How are the values of MG and ML calculated?

Question

How are the values of MG and ML calculated?

mary-0830 opened this issue 9 months ago · 3 comments

Hi, author,
For example, the score of the Yi-34B model, my understanding is Swv = 21.9, Sv = 36.1, is that so? MG = Sv-Swv = 14.2

How is the value of St obtained?

Can you give an example? I ran the scores of mm and to with VLMEVALkit, and I don't quite understand how to calculate these two scores.

Thanks!!!

Answer 1 · 2024-04-08T10:44:02.000Z

Hi, author, For example, the score of the Yi-34B model, my understanding is Swv = 21.9, Sv = 36.1, is that so? MG = Sv-Swv = 14.2

How is the value of St obtained?

Can you give an example? I ran the scores of mm and to with VLMEVALkit, and I don't quite understand how to calculate these two scores.

Thanks!!!

We have updated the evaluation guidelines. We showcase the calculation of MG and ML for LLaVA-Next-34B. By the way, we will be glad if you can submit your own results to our leaderboard! Enjoy it!

Answer 2 · 2024-04-09T01:12:56.000Z

Hi, author,
Thanks for your reply! I understand the calculation method, but I still have a question. Why change the model in the third step? Is its base model the same?

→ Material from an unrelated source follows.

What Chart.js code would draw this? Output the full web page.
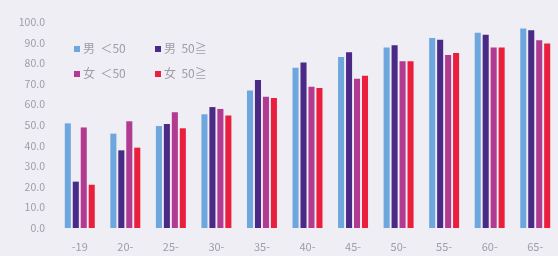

In the case of not looking at the graph in a multimodal large model (i.e., --gen-mode to), doesn't that mean it's already an LLM score?

Thanks for your answer again.

Answer 3 · 2024-04-09T10:42:00.000Z

Hi, author, Thanks for your reply! I understand the calculation method, but I still have a question. Why change the model in the third step? Is its base model the same?

In the case of not looking at the graph in a multimodal large model (i.e., --gen-mode to), doesn't that mean it's already an LLM score?

Thanks for your answer again.

We change the LVLM into its corresponding language model in the third step. Although the LVLM operates solely through its text encoder (LLM) in the “to” mode, it's important to note that most LVLMs unlocked the parameters of their LLMs during multi-modal training. Therefore, we have calculated the performance difference between the original LLM and the LLM after multi-modal training on the same benchmark. This is done to reflect, to a certain extent, data leakage during the multi-modal training process.